In July 2024, FIDE announced that SCF successfully won the bid to host the FIDE World Chess Championship in November/December 2024, attracting international attention to Singapore's chess scene.

==Notable players==
Singapore has produced several internationally titled chess players under SCF's development:
- Wong Meng Kong (born 1963) – Singapore's first Grandmaster, achieving the title in 1999. Four-time Singapore Chess Champion and eleven-time Chess Olympiad representative. Winner of the 1979 Asian Junior Chess Championship.
- Wu Shaobin (born 1969) – China's 8th Grandmaster (1998) who later moved to Singapore. Two-time National Singapore Chess Champion, married to former Women's World Chess Champion Xie Jun.
- Kevin Goh Wei Ming (born 1983) – Seven-time Singapore Chess Champion, Grandmaster, and current CEO of SCF. Has represented Singapore in numerous Chess Olympiads since 2004.
- Tin Jingyao (born 2000) – Five-time Singapore Chess Champion, achieved Grandmaster title in August 2022, becoming Singapore's youngest Grandmaster at the time.
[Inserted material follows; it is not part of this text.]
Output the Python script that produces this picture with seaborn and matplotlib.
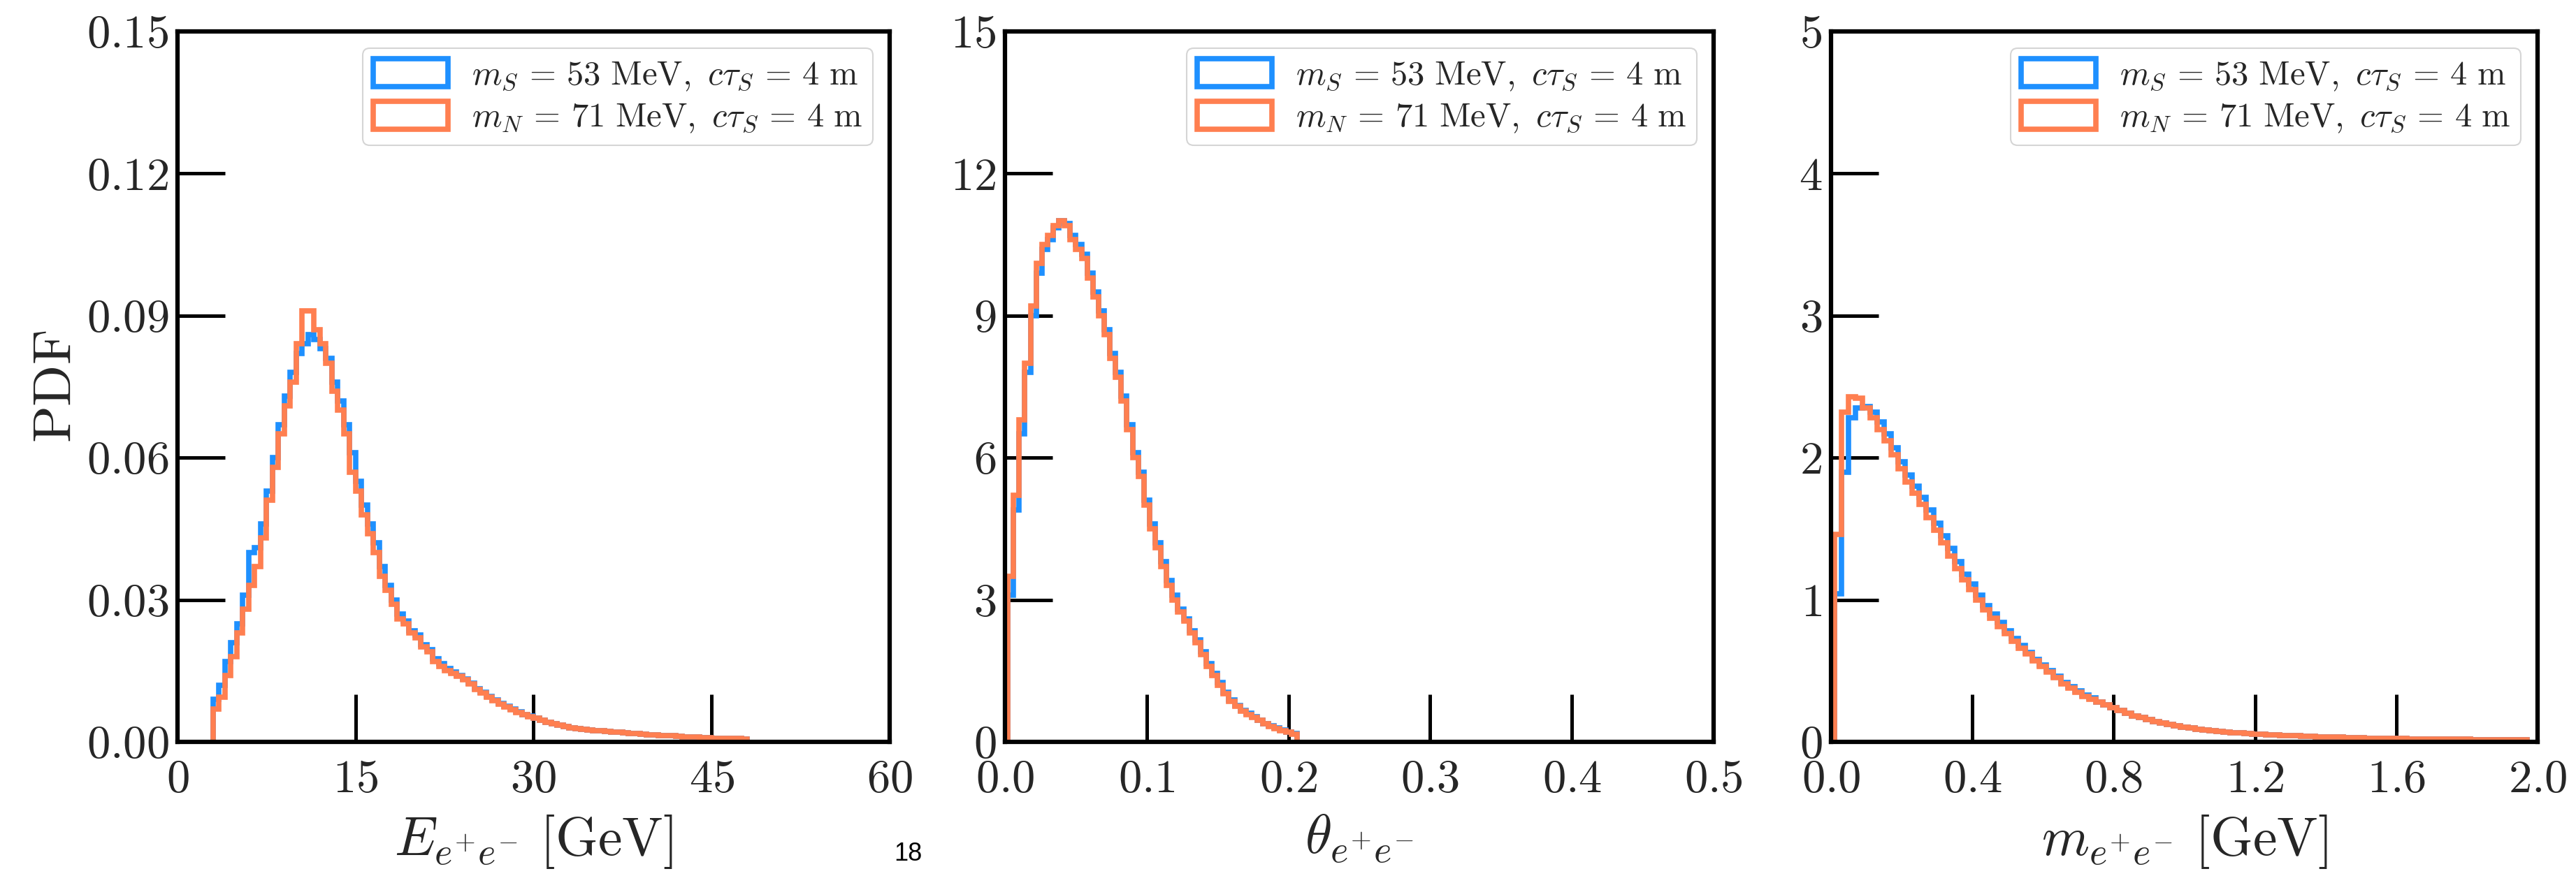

Represented Singapore at the Chess Olympiad in 2014 and 2016. Defeated super-grandmaster Shakhriyar Mamedyarov in the 2023 Chess World Cup.
- Siddharth Jagadeesh (born 2007) – Singapore's fifth and youngest Grandmaster, achieving the title in May 2024 at age 17. Won the World Under-18 Championship, described by SCF as the "biggest success" in Singapore's chess history.
- Gong Qianyun (born 1985) – Singapore's only Woman Grandmaster, gold medalist at the Commonwealth Chess Championship.

Singapore teams regularly participate in international competitions including the Chess Olympiad, Asian Team Championships, Commonwealth Chess Championships, and the SEA Games.